§ **Material supplied**
___
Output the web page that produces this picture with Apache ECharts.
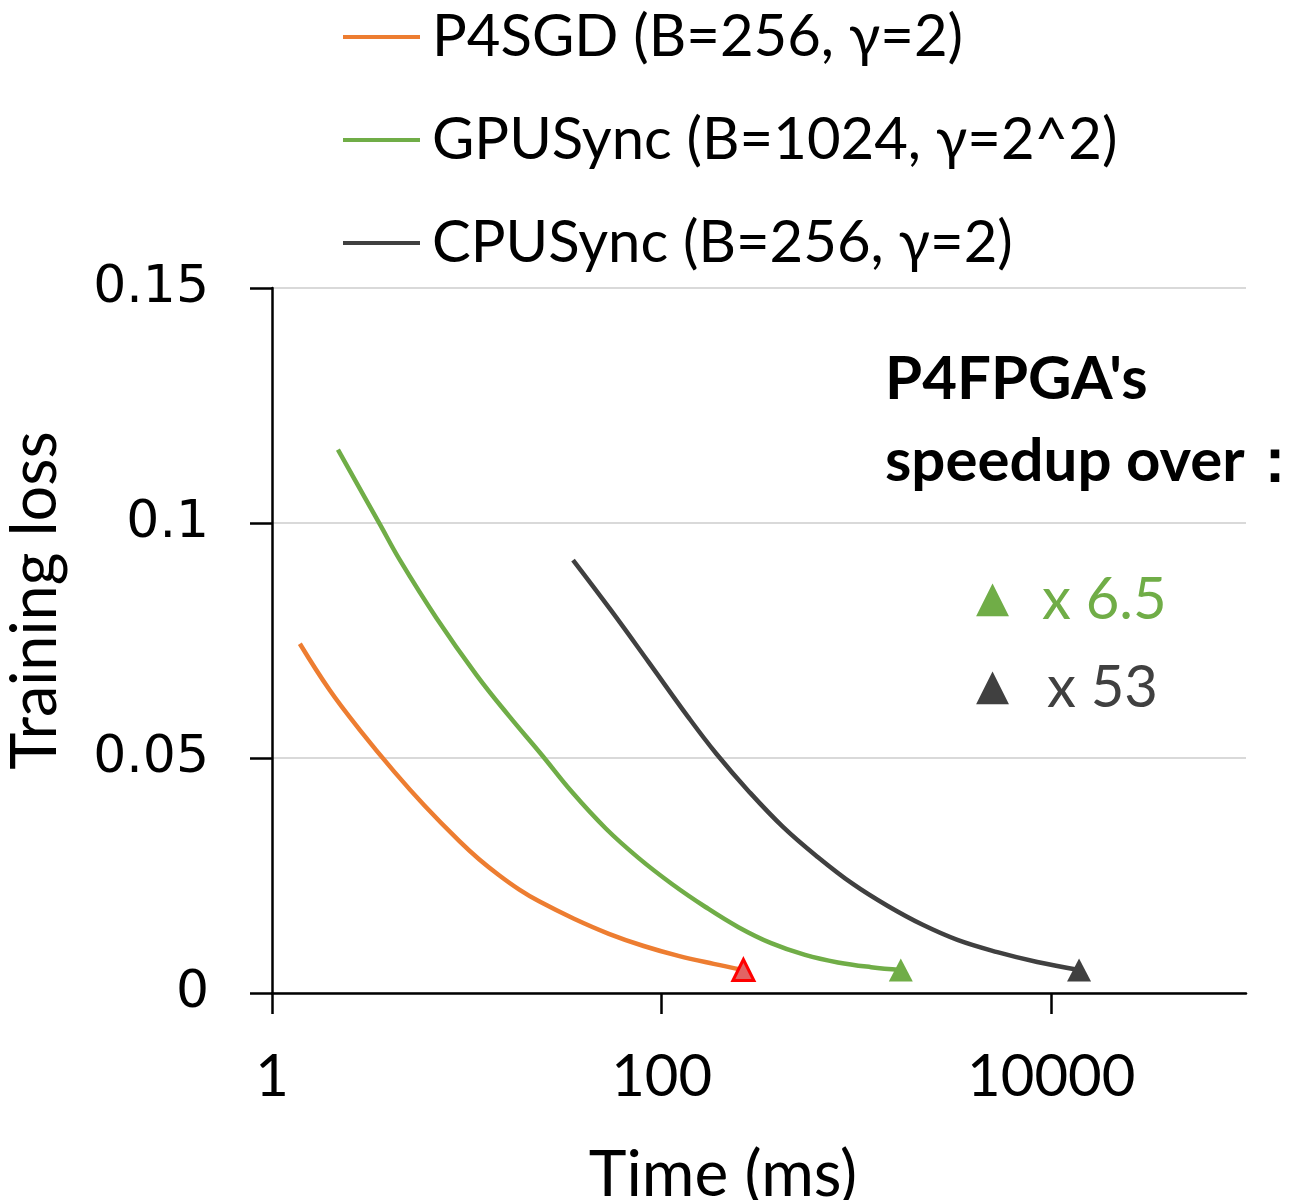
<!DOCTYPE html>
<html lang="en">
<head>
  <meta charset="UTF-8">
  <title>Training loss vs time</title>
  <style>
    html, body { margin: 0; padding: 0; background: #fff; }
    #chart { width: 1309px; height: 1200px; }
  </style>
</head>
<body>
  <div id="chart"></div>

  <script src="https://cdn.jsdelivr.net/npm/echarts@6.0.0/dist/echarts.min.js"></script>
  <script>
    // values (time in ms, log x axis)
    const seriesNames = ['P4SGD (B=256, γ=2)', 'GPUSync (B=1024, γ=2^2)', 'CPUSync (B=256, γ=2)'];

    const p4sgdTime = [1.39, 1.98, 2.82, 4.26, 6.06, 9.16, 11.6, 14.7, 18.6, 23.5, 35.5, 53.6, 80.9, 122, 185, 263];
    const p4sgdLoss = [0.0743, 0.0644, 0.0560, 0.0470, 0.0399, 0.0323, 0.0284, 0.0250, 0.0220, 0.0195, 0.0158, 0.0126, 0.0100, 0.0079, 0.0062, 0.0049];

    const gpuTime = [2.18, 3.57, 4.52, 6.98, 11.2, 16.5, 24.1, 34.6, 51.7, 76.3, 113, 168, 248, 365, 545, 804, 1190, 1690];
    const gpuLoss = [0.1156, 0.0998, 0.0922, 0.0798, 0.0677, 0.0589, 0.0508, 0.0428, 0.0350, 0.0287, 0.0232, 0.0183, 0.0140, 0.0106, 0.0081, 0.0065, 0.0055, 0.0049];

    const cpuTime = [35.1, 54.8, 85.8, 137, 191, 279, 421, 635, 959, 1450, 2190, 3300, 5290, 8480, 13900];
    const cpuLoss = [0.0921, 0.0815, 0.0704, 0.0587, 0.0509, 0.0430, 0.0353, 0.0289, 0.0232, 0.0185, 0.0145, 0.0113, 0.0087, 0.0066, 0.0049];

    const xTickValues = [1, 100, 10000];
    const speedupLabels = ['x 6.5', 'x 53'];

    const ORANGE = '#ED7D31';
    const GREEN = '#70AD47';
    const DARK = '#404040';
    const LABEL_FONT = 'Lato';

    // zip time/loss, the last point carries the triangle marker
    function buildData(times, losses, endSize, endStyle) {
      return times.map((t, i) => {
        if (i === times.length - 1) {
          return { value: [t, losses[i]], symbol: 'triangle', symbolSize: endSize, itemStyle: endStyle };
        }
        return [t, losses[i]];
      });
    }

    function lineSeries(name, color, data) {
      return {
        name: name,
        type: 'line',
        smooth: 0.4,
        symbol: 'none',
        lineStyle: { color: color, width: 4.5 },
        itemStyle: { color: color },
        emphasis: { disabled: true },
        data: data
      };
    }

    const chart = echarts.init(document.getElementById('chart'));

    const option = {
      animation: false,
      backgroundColor: '#fff',
      legend: {
        orient: 'vertical',
        left: 338,
        top: 3,
        icon: 'rect',
        itemWidth: 77,
        itemHeight: 4,
        itemGap: 45,
        selectedMode: false,
        textStyle: {
          fontFamily: LABEL_FONT,
          fontSize: 58,
          lineHeight: 56,
          color: '#000',
          padding: [0, 0, 0, 7]
        },
        data: seriesNames
      },
      grid: {
        left: 272,
        right: 63,
        top: 288,
        bottom: 207,
        containLabel: false,
        outerBoundsMode: 'none'
      },
      xAxis: {
        type: 'log',
        logBase: 10,
        min: 1,
        max: 100000,
        name: 'Time (ms)',
        nameLocation: 'middle',
        nameGap: 150,
        nameTextStyle: { fontFamily: LABEL_FONT, fontSize: 64, color: '#000', padding: [0, 72, 0, 0] },
        axisLine: { show: true, lineStyle: { color: '#000', width: 2.5 } },
        axisTick: {
          show: true,
          length: 21,
          customValues: xTickValues,
          lineStyle: { color: '#000', width: 2.5 }
        },
        axisLabel: {
          customValues: xTickValues,
          formatter: v => String(v),
          fontFamily: LABEL_FONT,
          fontSize: 58,
          color: '#000',
          margin: 55
        },
        splitLine: { show: false },
        minorTick: { show: false }
      },
      yAxis: {
        type: 'value',
        min: 0,
        max: 0.15,
        interval: 0.05,
        name: 'Training loss',
        nameLocation: 'middle',
        nameGap: 205,
        nameTextStyle: { fontFamily: LABEL_FONT, fontSize: 63, color: '#000', padding: [0, 0, 0, 80] },
        axisLine: { show: true, lineStyle: { color: '#000', width: 2.5 } },
        axisTick: { show: true, length: 22, lineStyle: { color: '#000', width: 2.5 } },
        axisLabel: {
          fontFamily: 'DejaVu Sans',
          fontSize: 52,
          color: '#000',
          margin: 63
        },
        splitLine: { show: true, lineStyle: { color: '#D9D9D9', width: 2 } }
      },
      graphic: [
        { type: 'text', x: 885, y: 380, style: { text: "P4FPGA's", font: 'bold 60px Lato', fill: '#000', verticalAlign: 'middle' } },
        { type: 'text', x: 885, y: 462, style: { text: 'speedup over：', font: 'bold 60px Lato', fill: '#000', verticalAlign: 'middle' } },
        { type: 'text', x: 976, y: 600, style: { text: '▲', font: '43px "DejaVu Sans"', fill: GREEN, verticalAlign: 'middle' } },
        { type: 'text', x: 1042, y: 600, style: { text: speedupLabels[0], font: '58px Lato', fill: GREEN, verticalAlign: 'middle' } },
        { type: 'text', x: 976, y: 688, style: { text: '▲', font: '43px "DejaVu Sans"', fill: DARK, verticalAlign: 'middle' } },
        { type: 'text', x: 1047, y: 688, style: { text: speedupLabels[1], font: '58px Lato', fill: DARK, verticalAlign: 'middle' } }
      ],
      series: [
        lineSeries(seriesNames[0], ORANGE,
          buildData(p4sgdTime, p4sgdLoss, [21, 21], { color: '#E26464', borderColor: '#FF0000', borderWidth: 3 })),
        lineSeries(seriesNames[1], GREEN,
          buildData(gpuTime, gpuLoss, [24, 23], { color: GREEN })),
        lineSeries(seriesNames[2], DARK,
          buildData(cpuTime, cpuLoss, [24, 23], { color: DARK }))
      ]
    };

    chart.setOption(option);
  </script>
</body>
</html>
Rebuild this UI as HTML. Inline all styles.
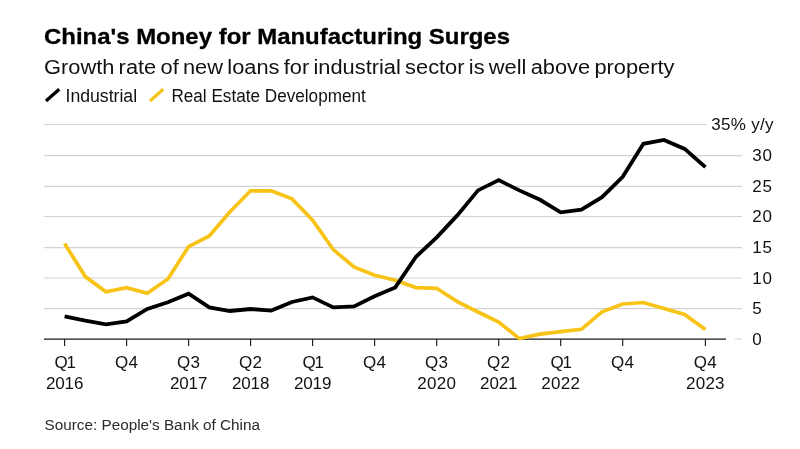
<!DOCTYPE html>
<html><head><meta charset="utf-8"><title>China's Money for Manufacturing Surges</title>
<style>
html,body{margin:0;padding:0;background:#fff;}
body{width:800px;height:449px;overflow:hidden;position:relative;font-family:"Liberation Sans",Arial,sans-serif;}
svg{position:absolute;left:0;top:0;display:block;}
svg text{font-family:"Liberation Sans",Arial,sans-serif;}
.title{font-size:22.5px;font-weight:700;fill:#000;stroke:#000;stroke-width:0.3px;}
.sub{font-size:19.5px;word-spacing:-1.6px;fill:#111;}
.leg{font-size:18px;fill:#111;}
.ax{font-size:17px;fill:#111;}
.yl{letter-spacing:0.7px;}
.xl{letter-spacing:0.25px;}
.src{font-size:15.3px;fill:#2a2a2a;}
</style></head><body>
<svg width="800" height="449" viewBox="0 0 800 449">
<rect width="800" height="449" fill="#fff"/>
<text class="title" x="44" y="43.6" textLength="466" lengthAdjust="spacingAndGlyphs">China's Money for Manufacturing Surges</text>
<text class="sub" x="44" y="73.5" textLength="630.5" lengthAdjust="spacingAndGlyphs">Growth rate of new loans for industrial sector is well above property</text>
<line x1="46.0" y1="101.0" x2="59.2" y2="89.2" stroke="#000" stroke-width="3.2"/>
<text class="leg" x="65.5" y="102" textLength="71.6" lengthAdjust="spacingAndGlyphs">Industrial</text>
<line x1="150.0" y1="101.0" x2="163.2" y2="89.2" stroke="#f8c317" stroke-width="3.2"/>
<text class="leg" x="171.4" y="102" textLength="194.4" lengthAdjust="spacingAndGlyphs">Real Estate Development</text>
<g stroke="#d3d3d7" stroke-width="1.1" fill="none"><line x1="44" y1="124.5" x2="707" y2="124.5"/><line x1="44" y1="155.6" x2="742" y2="155.6"/><line x1="44" y1="186.4" x2="742" y2="186.4"/><line x1="44" y1="216.5" x2="742" y2="216.5"/><line x1="44" y1="247.6" x2="742" y2="247.6"/><line x1="44" y1="278.0" x2="742" y2="278.0"/><line x1="44" y1="308.6" x2="742" y2="308.6"/><line x1="735" y1="339.0" x2="742" y2="339.0"/></g>
<g class="ax yl"><text x="773.8" y="130.1" text-anchor="end" style="letter-spacing:0.3px">35% y/y</text><text x="752.3" y="161.2">30</text><text x="752.3" y="192.0">25</text><text x="752.3" y="222.1">20</text><text x="752.3" y="253.2">15</text><text x="752.3" y="283.6">10</text><text x="752.3" y="314.2">5</text><text x="752.3" y="344.6">0</text></g>
<line x1="44" y1="339" x2="726" y2="339" stroke="#1a1a1a" stroke-width="1.25"/>
<g stroke="#1a1a1a" stroke-width="1.15"><line x1="64.6" y1="339" x2="64.6" y2="346"/><line x1="126.6" y1="339" x2="126.6" y2="346"/><line x1="188.6" y1="339" x2="188.6" y2="346"/><line x1="250.6" y1="339" x2="250.6" y2="346"/><line x1="312.6" y1="339" x2="312.6" y2="346"/><line x1="374.6" y1="339" x2="374.6" y2="346"/><line x1="436.7" y1="339" x2="436.7" y2="346"/><line x1="498.7" y1="339" x2="498.7" y2="346"/><line x1="560.7" y1="339" x2="560.7" y2="346"/><line x1="622.7" y1="339" x2="622.7" y2="346"/><line x1="705.4" y1="339" x2="705.4" y2="346"/></g>
<polyline points="64.6,243.6 85.3,276.6 105.9,291.7 126.6,287.6 147.3,293.2 167.9,279 188.6,246.7 209.3,236 230.0,211.7 250.6,190.8 271.3,190.8 292.0,198.9 312.6,220.2 333.3,249.6 354.0,267 374.6,275.3 395.3,280.2 416.0,287.6 436.7,288.3 457.3,301.6 478.0,312 498.7,322 519.3,338.6 540.0,334.2 560.7,331.7 581.4,329.3 602.0,311.8 622.7,304 643.4,302.5 664.0,308.5 684.7,314.5 705.4,329.5" fill="none" stroke="#f8c317" stroke-width="3.7" stroke-linejoin="miter" stroke-linecap="butt"/>
<polyline points="64.6,316.3 85.3,320.7 105.9,324.3 126.6,321.4 147.3,308.9 167.9,302.3 188.6,293.7 209.3,307.4 230.0,311 250.6,309 271.3,310.6 292.0,302 312.6,297.4 333.3,307.4 354.0,306.4 374.6,296.2 395.3,287.4 416.0,256.8 436.7,237.3 457.3,215.4 478.0,190.4 498.7,180.1 519.3,190.4 540.0,199.8 560.7,212.4 581.4,209.7 602.0,197.2 622.7,176.8 643.4,143.8 664.0,139.9 684.7,148.9 705.4,167.2" fill="none" stroke="#000" stroke-width="3.8" stroke-linejoin="miter" stroke-linecap="butt"/>
<g class="ax xl" text-anchor="middle"><text x="64.6" y="368" style="letter-spacing:-1.2px">Q1</text><text x="64.6" y="388.5" style="letter-spacing:-0.15px">2016</text><text x="126.6" y="368">Q4</text><text x="188.6" y="368">Q3</text><text x="188.6" y="388.5" style="letter-spacing:-0.15px">2017</text><text x="250.6" y="368">Q2</text><text x="250.6" y="388.5" style="letter-spacing:-0.15px">2018</text><text x="312.6" y="368" style="letter-spacing:-1.2px">Q1</text><text x="312.6" y="388.5" style="letter-spacing:-0.15px">2019</text><text x="374.6" y="368">Q4</text><text x="436.7" y="368">Q3</text><text x="436.7" y="388.5">2020</text><text x="498.7" y="368">Q2</text><text x="498.7" y="388.5" style="letter-spacing:-0.15px">2021</text><text x="560.7" y="368" style="letter-spacing:-1.2px">Q1</text><text x="560.7" y="388.5">2022</text><text x="622.7" y="368">Q4</text><text x="705.4" y="368">Q4</text><text x="705.4" y="388.5">2023</text></g>
<text class="src" x="44.5" y="430.4">Source: People's Bank of China</text>
</svg>
</body></html>
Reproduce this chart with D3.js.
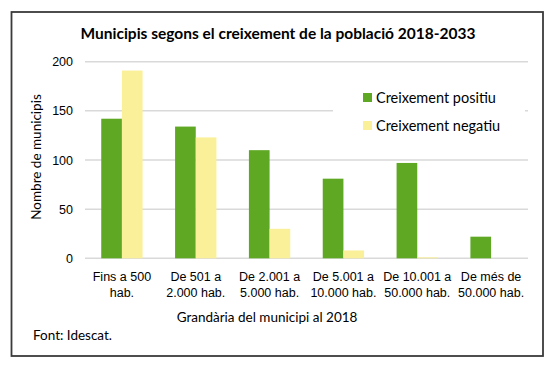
<!DOCTYPE html>
<html>
<head>
<meta charset="utf-8">
<script src="https://cdn.jsdelivr.net/npm/d3@7"></script>
<style>
  body { margin: 0; background: #fff; }
  svg { display: block; font-family: Lato, "Open Sans", sans-serif; }
  .grid line { stroke: #d9d9d9; stroke-width: 1.5; }
  .axis-y text { font-size: 12.5px; fill: #000; }
  .axis-x text { font-size: 12.5px; fill: #000; }
</style>
</head>
<body>
<div id="chart"></div>
<script>
// Categories: mida del municipi (two lines each)
var categories = [
  ['Fins a 500', 'hab.'],
  ['De 501 a', '2.000 hab.'],
  ['De 2.001 a', '5.000 hab.'],
  ['De 5.001 a', '10.000 hab.'],
  ['De 10.001 a', '50.000 hab.'],
  ['De més de', '50.000 hab.']
];
var seriesNames = ['Creixement positiu', 'Creixement negatiu'];
var positiu = [142, 134, 110, 81, 97, 22];
var negatiu = [191, 123, 30, 8, 1, 0];
var yTicks = [0, 50, 100, 150, 200];
var colors = ['#5ea823', '#fbf09a'];

(function() {
  'use strict';

  var width = 555, height = 366;
  var plot = {left: 85, right: 528, top: 61.7, bottom: 258.3};

  var svg = d3.select('#chart').append('svg')
      .attr('width', width)
      .attr('height', height);

  // Outer frame
  svg.append('rect')
      .attr('x', 11.5).attr('y', 12)
      .attr('width', 531.5).attr('height', 344)
      .attr('fill', '#fff')
      .attr('stroke', '#3a3a3a')
      .attr('stroke-width', 1.8);

  var keys = categories.map(function(d) { return d.join(' '); });
  var rows = keys.map(function(k, i) {
    return {key: k, lines: categories[i], values: [positiu[i], negatiu[i]]};
  });

  var x0 = d3.scaleBand()
      .domain(keys)
      .range([plot.left, plot.right])
      .paddingInner(0.44)
      .paddingOuter(0.22);

  var x1 = d3.scaleBand()
      .domain([0, 1])
      .range([0, x0.bandwidth()]);

  var y = d3.scaleLinear()
      .domain([0, 200])
      .range([plot.bottom, plot.top]);

  // Gridlines
  svg.append('g')
      .attr('class', 'grid')
      .selectAll('line')
      .data(yTicks)
      .join('line')
      .attr('x1', plot.left)
      .attr('x2', plot.right)
      .attr('y1', function(d) { return y(d); })
      .attr('y2', function(d) { return y(d); });

  // Y axis labels
  var yAxis = d3.axisLeft(y)
      .tickValues(yTicks)
      .tickSize(0)
      .tickPadding(12);

  svg.append('g')
      .attr('class', 'axis-y')
      .attr('transform', 'translate(' + plot.left + ',0)')
      .call(yAxis)
      .call(function(g) { g.select('.domain').remove(); });

  // Bars
  var groups = svg.append('g')
    .selectAll('g')
    .data(rows)
    .join('g')
      .attr('transform', function(d) { return 'translate(' + x0(d.key) + ',0)'; });

  groups.selectAll('rect')
    .data(function(d) { return d.values.map(function(v, i) { return {i: i, v: v}; }); })
    .join('rect')
      .attr('x', function(d) { return x1(d.i); })
      .attr('y', function(d) { return y(d.v); })
      .attr('width', x1.bandwidth())
      .attr('height', function(d) { return y(0) - y(d.v); })
      .attr('fill', function(d) { return colors[d.i]; });

  // X axis labels (two lines)
  var xAxis = d3.axisBottom(x0).tickSize(0).tickPadding(0).tickFormat('');
  var xg = svg.append('g')
      .attr('class', 'axis-x')
      .attr('transform', 'translate(0,' + plot.bottom + ')')
      .call(xAxis);
  xg.select('.domain').remove();
  xg.selectAll('.tick text').remove();
  xg.selectAll('.tick').each(function(k, i) {
    var t = d3.select(this).append('text')
        .attr('text-anchor', 'middle')
        .attr('fill', '#000');
    t.append('tspan').attr('x', 0).attr('y', 23).text(categories[i][0]);
    t.append('tspan').attr('x', 0).attr('y', 39).text(categories[i][1]);
  });

  // Title
  svg.append('text')
      .attr('x', 278)
      .attr('y', 38.5)
      .attr('text-anchor', 'middle')
      .attr('font-size', 15.5)
      .attr('font-weight', 'bold')
      .attr('fill', '#000')
      .text('Municipis segons el creixement de la població 2018-2033');

  // Axis titles
  svg.append('text')
      .attr('transform', 'translate(41,157) rotate(-90)')
      .attr('text-anchor', 'middle')
      .attr('font-size', 13.5)
      .attr('fill', '#000')
      .text('Nombre de municipis');

  svg.append('text')
      .attr('x', 267)
      .attr('y', 322)
      .attr('text-anchor', 'middle')
      .attr('font-size', 13.5)
      .attr('fill', '#000')
      .text('Grandària del municipi al 2018');

  svg.append('text')
      .attr('x', 33)
      .attr('y', 340)
      .attr('font-size', 13.5)
      .attr('fill', '#000')
      .text('Font: Idescat.');

  // Legend (white box hides gridline behind it)
  var legend = svg.append('g');
  legend.append('rect')
      .attr('x', 333).attr('y', 80)
      .attr('width', 192).attr('height', 58)
      .attr('fill', '#fff');

  var items = legend.selectAll('g')
    .data(seriesNames)
    .join('g')
      .attr('transform', function(d, i) { return 'translate(363,' + (97.5 + i * 28) + ')'; });

  items.append('rect')
      .attr('x', 0).attr('y', -4.5)
      .attr('width', 9).attr('height', 9)
      .attr('fill', function(d, i) { return colors[i]; });

  items.append('text')
      .attr('x', 13)
      .attr('dy', '0.35em')
      .attr('font-size', 14.5)
      .attr('fill', '#000')
      .text(function(d) { return d; });
})();
</script>
</body>
</html>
___
§ **Work to do**
Without the pictures, write out the lines from the beginning of the entries through the line with "0.0079, 0.0062, 0.0049];".

§ **Exercise answer**
Output the web page that produces this picture with Apache ECharts.
<!DOCTYPE html>
<html lang="en">
<head>
  <meta charset="UTF-8">
  <title>Training loss vs time</title>
  <style>
    html, body { margin: 0; padding: 0; background: #fff; }
    #chart { width: 1309px; height: 1200px; }
  </style>
</head>
<body>
  <div id="chart"></div>

  <script src="https://cdn.jsdelivr.net/npm/echarts@6.0.0/dist/echarts.min.js"></script>
  <script>
    // values (time in ms, log x axis)
    const seriesNames = ['P4SGD (B=256, γ=2)', 'GPUSync (B=1024, γ=2^2)', 'CPUSync (B=256, γ=2)'];

    const p4sgdTime = [1.39, 1.98, 2.82, 4.26, 6.06, 9.16, 11.6, 14.7, 18.6, 23.5, 35.5, 53.6, 80.9, 122, 185, 263];
    const p4sgdLoss = [0.0743, 0.0644, 0.0560, 0.0470, 0.0399, 0.0323, 0.0284, 0.0250, 0.0220, 0.0195, 0.0158, 0.0126, 0.0100, 0.0079, 0.0062, 0.0049];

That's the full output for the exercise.